They're admitting that the Linux that enterprise people want is RHEL (or RHEL-based) and not SLES.
Also, if CIQ follows them and SUSE bases this on CentOS Stream (at least for RHEL9; CentOS Stream 8 is admittedly a bit messy), this is exactly what Red Hat was hoping to achieve.
The US market is primarily RHEL. Historically the EU market and SAP shops were SLES. I admit I’m far enough removed today that I’m not sure if that still holds true.
Enterprises don't care what distro they use, and SuSE knows that. Enterprises care about the reputation of their professional services provider.
RHEL is increasingly seen as threatening its own place in the market, and enterprises want to be sure their multi million dollar investments will be stable over the long term. Paying SuSE for support makes sense if you believe they will support you better over the long term than RHEL will. Time will tell who provides more value, but SuSE does appear to be out-IBMing IBM.
From what I've seen big enterprises have thousands of RHEL or SLES licenses and the whole thing is managed by one guy who can hardly migrate from RHEL 7 to RHEL 8 because of the huge backlog of work he has.
For the average enterprise switching from SLES to SUSE RHEL means that update will happen in 5-7 years
I've done a few of those RHEL/CentOS/Ubuntu moves myself, and even though it was a pain I'm still somewhat impressed over how painless the actual move was when I had good documentation and also still terrified of what it feels like to try to transition undocumented boxes.
I dislike windows and the M$ ecosystem but as far as server management for undocumented servers it's much easier to deal with them than for Linux stuff. For an undocumented Windows server, you send out an email, wait 2 weeks, shut it down and listen for the screams.
For an undocumented Linux server, you send out an email, wait 2 weeks, prep the fire extinguishers, batten the hatches, and wait for the mob of angry villagers to storm the DC with pitchforks because thanks to you their print server for their paper checks is now printing in Klingon and it can't be fixed without resurrecting the guy that wrote the software 6 days before he died of terminal terminal disease.
No. Just that Windows servers are much easier to navigate to find what files and systems are running.
With Linux systems, sure, you can check chron and top and find what is running and where it is but it's a bit more unwieldy than the windows GUI, plus you don't always have a full list of the file and folder permissions and getting a full list of those requirements for whichever softwares are accessing them.
I remember that way back when, Deutschebank standardised on SuSE because they were a major shareholder in the company. DB had an IT department bigger than most entire companies, so I'm sure that had a pretty big effect on the ecosystem.
As an engineer I don't care. In my career I have worked on SunOS, SLES, Debian, Ubuntu, RHEL, CentOS, Alpine and probably more.
I prefer something that is kept reasonably up to date so that I don't have to fight ancient long-fixed issues or missing features. But I really don't care, if it pays the bills I'll use it.
Going back about 15 years with this, but I used to prefer Debian / Ubuntu as a user, but for automating pxe installations and setting up package repos, Redhat/Centos were miles better.

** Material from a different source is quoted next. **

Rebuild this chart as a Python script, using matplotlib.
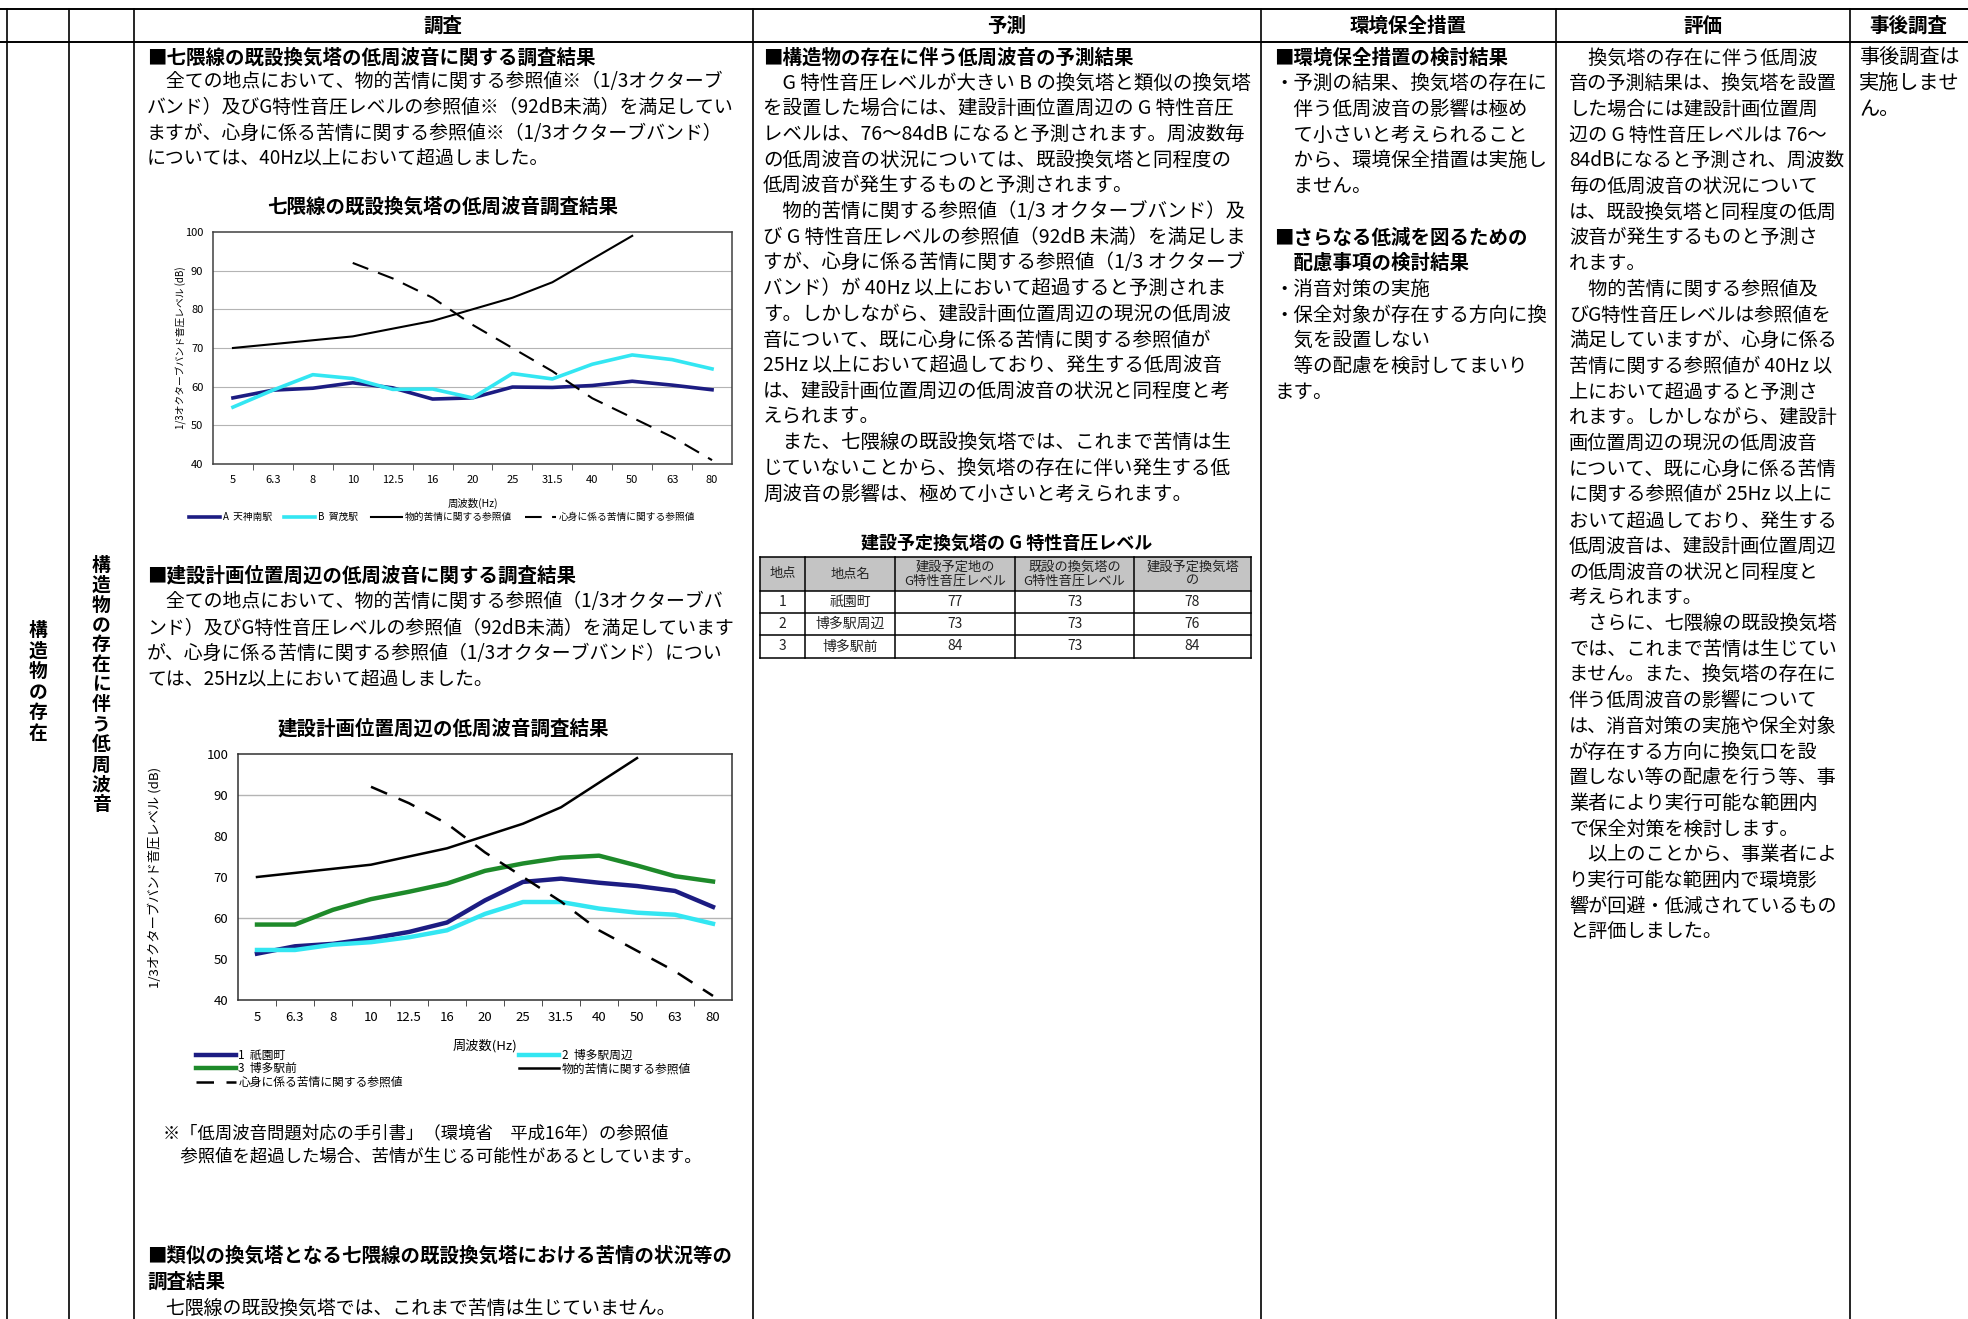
import numpy as np
import matplotlib
matplotlib.use("Agg")
import matplotlib.pyplot as plt
from matplotlib.patches import Rectangle

plt.rcParams['font.family'] = ['Noto Sans CJK JP', 'DejaVu Sans']

# ---- chart data (1/3 octave band levels, dB) ----
freq_labels = ["5", "6.3", "8", "10", "12.5", "16", "20", "25", "31.5", "40", "50", "63", "80"]
physical_ref = [70, 71, 72, 73, 75, 77, 80, 83, 87, 93, 99, np.nan, np.nan]
mental_ref = [np.nan, np.nan, np.nan, 92, 88, 83, 76, 70, 64, 57, 52, 47, 41]

# existing Nanakuma line towers
tenjin_minami = [57.1, 59.1, 59.6, 61.0, 59.7, 56.8, 57.1, 59.9, 59.8, 60.3, 61.4, 60.4, 59.2]
kamo = [54.7, 59.1, 63.1, 62.1, 59.3, 59.4, 57.1, 63.4, 62.0, 65.8, 68.2, 67.0, 64.6]

# around planned site
gion = [51.3, 53.1, 53.7, 55.0, 56.6, 58.9, 64.3, 68.8, 69.6, 68.6, 67.8, 66.6, 62.7]
hakata_area = [52.2, 52.2, 53.5, 54.1, 55.3, 57.0, 61.0, 63.9, 63.9, 62.3, 61.3, 60.8, 58.6]
hakata_front = [58.4, 58.4, 62.0, 64.6, 66.4, 68.4, 71.5, 73.3, 74.7, 75.2, 72.8, 70.2, 68.9]

# ---- table data ----
table_header = ["地点", "地点名", "建設予定地の\nG特性音圧レベル", "既設の換気塔の\nG特性音圧レベル", "建設予定換気塔\nの"]
table_no = ["1", "2", "3"]
table_name = ["祇園町", "博多駅周辺", "博多駅前"]
table_site = [77, 73, 84]
table_existing = [73, 73, 73]
table_planned = [78, 76, 84]

col_heads = ["調査", "予測", "環境保全措置", "評価", "事後調査"]

survey_h1 = "■七隈線の既設換気塔の低周波音に関する調査結果"
survey_p1 = [
    "　全ての地点において、物的苦情に関する参照値※（1/3オクターブ",
    "バンド）及びG特性音圧レベルの参照値※（92dB未満）を満足してい",
    "ますが、心身に係る苦情に関する参照値※（1/3オクターブバンド）",
    "については、40Hz以上において超過しました。",
]
survey_h2 = "■建設計画位置周辺の低周波音に関する調査結果"
survey_p2 = [
    "　全ての地点において、物的苦情に関する参照値（1/3オクターブバ",
    "ンド）及びG特性音圧レベルの参照値（92dB未満）を満足しています",
    "が、心身に係る苦情に関する参照値（1/3オクターブバンド）につい",
    "ては、25Hz以上において超過しました。",
]
survey_note = [
    "※「低周波音問題対応の手引書」（環境省　平成16年）の参照値",
    "　参照値を超過した場合、苦情が生じる可能性があるとしています。",
]
survey_h3 = [
    "■類似の換気塔となる七隈線の既設換気塔における苦情の状況等の",
    "調査結果",
]
survey_p3 = ["　七隈線の既設換気塔では、これまで苦情は生じていません。"]

predict_h = "■構造物の存在に伴う低周波音の予測結果"
predict_p = [
    "　G 特性音圧レベルが大きい B の換気塔と類似の換気塔",
    "を設置した場合には、建設計画位置周辺の G 特性音圧",
    "レベルは、76～84dB になると予測されます。周波数毎",
    "の低周波音の状況については、既設換気塔と同程度の",
    "低周波音が発生するものと予測されます。",
    "　物的苦情に関する参照値（1/3 オクターブバンド）及",
    "び G 特性音圧レベルの参照値（92dB 未満）を満足しま",
    "すが、心身に係る苦情に関する参照値（1/3 オクターブ",
    "バンド）が 40Hz 以上において超過すると予測されま",
    "す。しかしながら、建設計画位置周辺の現況の低周波",
    "音について、既に心身に係る苦情に関する参照値が",
    "25Hz 以上において超過しており、発生する低周波音",
    "は、建設計画位置周辺の低周波音の状況と同程度と考",
    "えられます。",
    "　また、七隈線の既設換気塔では、これまで苦情は生",
    "じていないことから、換気塔の存在に伴い発生する低",
    "周波音の影響は、極めて小さいと考えられます。",
]
table_title = "建設予定換気塔の G 特性音圧レベル"

measure_lines = [
    ("■環境保全措置の検討結果", True),
    ("・予測の結果、換気塔の存在に", False),
    ("　伴う低周波音の影響は極め", False),
    ("　て小さいと考えられること", False),
    ("　から、環境保全措置は実施し", False),
    ("　ません。", False),
    ("", False),
    ("■さらなる低減を図るための", True),
    ("　配慮事項の検討結果", True),
    ("・消音対策の実施", False),
    ("・保全対象が存在する方向に換", False),
    ("　気を設置しない", False),
    ("　等の配慮を検討してまいり", False),
    ("ます。", False),
]

eval_lines = [
    "　換気塔の存在に伴う低周波",
    "音の予測結果は、換気塔を設置",
    "した場合には建設計画位置周",
    "辺の G 特性音圧レベルは 76～",
    "84dBになると予測され、周波数",
    "毎の低周波音の状況について",
    "は、既設換気塔と同程度の低周",
    "波音が発生するものと予測さ",
    "れます。",
    "　物的苦情に関する参照値及",
    "びG特性音圧レベルは参照値を",
    "満足していますが、心身に係る",
    "苦情に関する参照値が 40Hz 以",
    "上において超過すると予測さ",
    "れます。しかしながら、建設計",
    "画位置周辺の現況の低周波音",
    "について、既に心身に係る苦情",
    "に関する参照値が 25Hz 以上に",
    "おいて超過しており、発生する",
    "低周波音は、建設計画位置周辺",
    "の低周波音の状況と同程度と",
    "考えられます。",
    "　さらに、七隈線の既設換気塔",
    "では、これまで苦情は生じてい",
    "ません。また、換気塔の存在に",
    "伴う低周波音の影響について",
    "は、消音対策の実施や保全対象",
    "が存在する方向に換気口を設",
    "置しない等の配慮を行う等、事",
    "業者により実行可能な範囲内",
    "で保全対策を検討します。",
    "　以上のことから、事業者によ",
    "り実行可能な範囲内で環境影",
    "響が回避・低減されているもの",
    "と評価しました。",
]
after_lines = ["事後調査は", "実施しませ", "ん。"]

side_label1 = "構造物の存在"
side_label2 = "構造物の存在に伴う低周波音"

W, H = 1968, 1319
fig = plt.figure(figsize=(W / 100, H / 100), dpi=100)
bg = fig.add_axes([0, 0, 1, 1])
bg.set_xlim(0, W)
bg.set_ylim(H, 0)
bg.axis("off")

STEP = 25.7


def put_lines(x, y0, lines, size=14, weight="normal", step=STEP):
    for i, s in enumerate(lines):
        bg.text(x, y0 + i * step, s, fontsize=size, fontweight=weight, ha="left", va="center")


# ---- table grid ----
vlines = [7, 69, 134, 753, 1261, 1556, 1850]
bg.plot([0, W], [9, 9], color="black", lw=1.4)
bg.plot([0, W], [42, 42], color="black", lw=1.4)
for vx in vlines:
    bg.plot([vx, vx], [9, H], color="black", lw=1.2)

head_x = [443, 1007, 1408, 1703, 1908]
for hx, t in zip(head_x, col_heads):
    bg.text(hx, 26, t, fontsize=14, fontweight="bold", ha="center", va="center")

for i, ch in enumerate(side_label1):
    bg.text(38, 682 + (i - (len(side_label1) - 1) / 2) * 20.5, ch, fontsize=13.5,
            fontweight="bold", ha="center", va="center")
for i, ch in enumerate(side_label2):
    bg.text(101, 685 + (i - (len(side_label2) - 1) / 2) * 20, ch, fontsize=13.5,
            fontweight="bold", ha="center", va="center")

# ---- survey column ----
put_lines(147, 58, [survey_h1], weight="bold")
put_lines(147, 81, survey_p1, size=13.6, step=26)
bg.text(443, 207, "七隈線の既設換気塔の低周波音調査結果", fontsize=14, fontweight="bold",
        ha="center", va="center")
put_lines(147, 576, [survey_h2], weight="bold")
put_lines(147, 602, survey_p2, size=13.6, step=26)
bg.text(443, 729, "建設計画位置周辺の低周波音調査結果", fontsize=14, fontweight="bold",
        ha="center", va="center")
put_lines(163, 1133, survey_note, size=12.5, step=24)
put_lines(147, 1256, survey_h3, weight="bold", step=26)
put_lines(147, 1308, survey_p3, size=13.6)

# ---- prediction column ----
put_lines(763, 58, [predict_h], weight="bold")
put_lines(763, 83, predict_p, size=14)
bg.text(1007, 543, table_title, fontsize=13, fontweight="bold", ha="center", va="center")

tcols = [760, 805, 895, 1015, 1134, 1251]
trows = [557, 591, 613, 635, 658]
bg.add_patch(Rectangle((tcols[0], trows[0]), tcols[-1] - tcols[0], trows[1] - trows[0],
                       facecolor="#c4c4c4", edgecolor="none"))
for ty in trows:
    bg.plot([tcols[0], tcols[-1]], [ty, ty], color="black", lw=1.1)
for tx in tcols:
    bg.plot([tx, tx], [trows[0], trows[-1]], color="black", lw=1.1)
for j, t in enumerate(table_header):
    cx = (tcols[j] + tcols[j + 1]) / 2
    bg.text(cx, (trows[0] + trows[1]) / 2, t, fontsize=9.5, ha="center", va="center",
            linespacing=1.05, color="#222222")
for i in range(len(table_no)):
    cy = (trows[i + 1] + trows[i + 2]) / 2
    vals = [table_no[i], table_name[i], str(table_site[i]), str(table_existing[i]), str(table_planned[i])]
    for j, v in enumerate(vals):
        cx = (tcols[j] + tcols[j + 1]) / 2
        bg.text(cx, cy, v, fontsize=10, ha="center", va="center", color="#222222")

# ---- measures column ----
for i, (s, b) in enumerate(measure_lines):
    bg.text(1274, 58 + i * STEP, s, fontsize=14, fontweight="bold" if b else "normal",
            ha="left", va="center")

# ---- evaluation column ----
put_lines(1569, 58, eval_lines, size=13.8)
put_lines(1859, 58, after_lines, size=14.5)

# ---- charts ----
x = np.arange(len(freq_labels))
NAVY = "#1c1c82"
CYAN = "#33e6f2"
GREEN = "#1e8a2a"


def chart_axes(l, t, r, b):
    return fig.add_axes([l / W, 1 - b / H, (r - l) / W, (b - t) / H])


def style_axes(ax, tsize, spine_c, ypad):
    ax.set_xlim(-0.5, len(freq_labels) - 0.5)
    ax.set_ylim(40, 100)
    ax.set_yticks(range(40, 101, 10))
    ax.set_xticks(x)
    ax.set_xticklabels(freq_labels)
    ax.set_xticks(x[:-1] + 0.5, minor=True)
    ax.tick_params(axis="x", which="major", length=0, pad=8, labelsize=tsize)
    ax.tick_params(axis="x", which="minor", length=4, direction="out", color=spine_c)
    ax.tick_params(axis="y", length=0, pad=ypad, labelsize=tsize)
    for sp in ax.spines.values():
        sp.set_color(spine_c)
        sp.set_linewidth(1.1)


# chart 1
ax1 = chart_axes(213, 232, 732, 464)
style_axes(ax1, 8, "#404040", 7)
for gy in range(50, 100, 10):
    ax1.axhline(gy, color="#b4b4b4", lw=0.8, zorder=0)
l1, = ax1.plot(x, tenjin_minami, color=NAVY, lw=2.6)
l2, = ax1.plot(x, kamo, color=CYAN, lw=2.6)
l3, = ax1.plot(x, physical_ref, color="black", lw=1.5)
l4, = ax1.plot(x, mental_ref, color="black", lw=1.5, dashes=(8, 5))
ax1.set_xlabel("周波数(Hz)", fontsize=7.5)
ax1.xaxis.set_label_coords(0.5, -0.145)
ax1.set_ylabel("1/3オクターブバンド音圧レベル (dB)", fontsize=7)
ax1.yaxis.set_label_coords(-0.05, 0.5)
ax1.legend([l1, l2, l3, l4], ["A  天神南駅", "B  賀茂駅", "物的苦情に関する参照値", "心身に係る苦情に関する参照値"],
           loc="center", bbox_to_anchor=(442 / W, 1 - 517 / H), bbox_transform=fig.transFigure,
           ncol=4, frameon=False, fontsize=7, handlelength=3.2, columnspacing=1.3,
           handletextpad=0.3)

# chart 2
ax2 = chart_axes(238, 754, 732, 1000)
style_axes(ax2, 9.5, "#303030", 7)
for gy in (60, 90):
    ax2.axhline(gy, color="#b4b4b4", lw=1.0, zorder=0)
m1, = ax2.plot(x, gion, color=NAVY, lw=3.2)
m2, = ax2.plot(x, hakata_area, color=CYAN, lw=3.2)
m3, = ax2.plot(x, hakata_front, color=GREEN, lw=3.2)
m4, = ax2.plot(x, physical_ref, color="black", lw=1.8)
m5, = ax2.plot(x, mental_ref, color="black", lw=1.8, dashes=(7, 5))
ax2.set_xlabel("周波数(Hz)", fontsize=9.5)
ax2.xaxis.set_label_coords(0.5, -0.158)
ax2.set_ylabel("1/3オクターブバンド音圧レベル (dB)", fontsize=9.5)
ax2.yaxis.set_label_coords(-0.155, 0.5)
ax2.legend([m1, m3, m5, m2, m4],
           ["1  祇園町", "3  博多駅前", "心身に係る苦情に関する参照値", "2  博多駅周辺", "物的苦情に関する参照値"],
           loc="upper left", bbox_to_anchor=(196 / W, 1 - 1050 / H, 495 / W, 0.001),
           bbox_transform=fig.transFigure, mode="expand", ncol=2, frameon=False,
           fontsize=8.5, handlelength=3.4, handletextpad=0.2, labelspacing=0.05,
           borderpad=0, borderaxespad=0)

fig.savefig("out.png", dpi=100)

I think they are positioning their own professionally supported enterprise distro as “the best” while positioning this Red Hat clone as the free-est ( both in the free beer and freedom sense ).
It is a good move. They siphon off customers from the competition to a free option and dramatically raise awareness of their paid service.
If it turns out that they still cannot make headway in North America with SLES, they can create paid support options for Liberty. Just like Red Hat, they will have the credibility of being the distro maintainer.
Given the staffing and infrastructure they already have to maintain for SLES, maintaining a RHEL-a-like may not even be that much work.
Also, if CIQ follows them and SUSE bases this on CentOS Stream (at least for RHEL9; CentOS Stream 8 is admittedly a bit messy), this is exactly what Red Hat was hoping to achieve.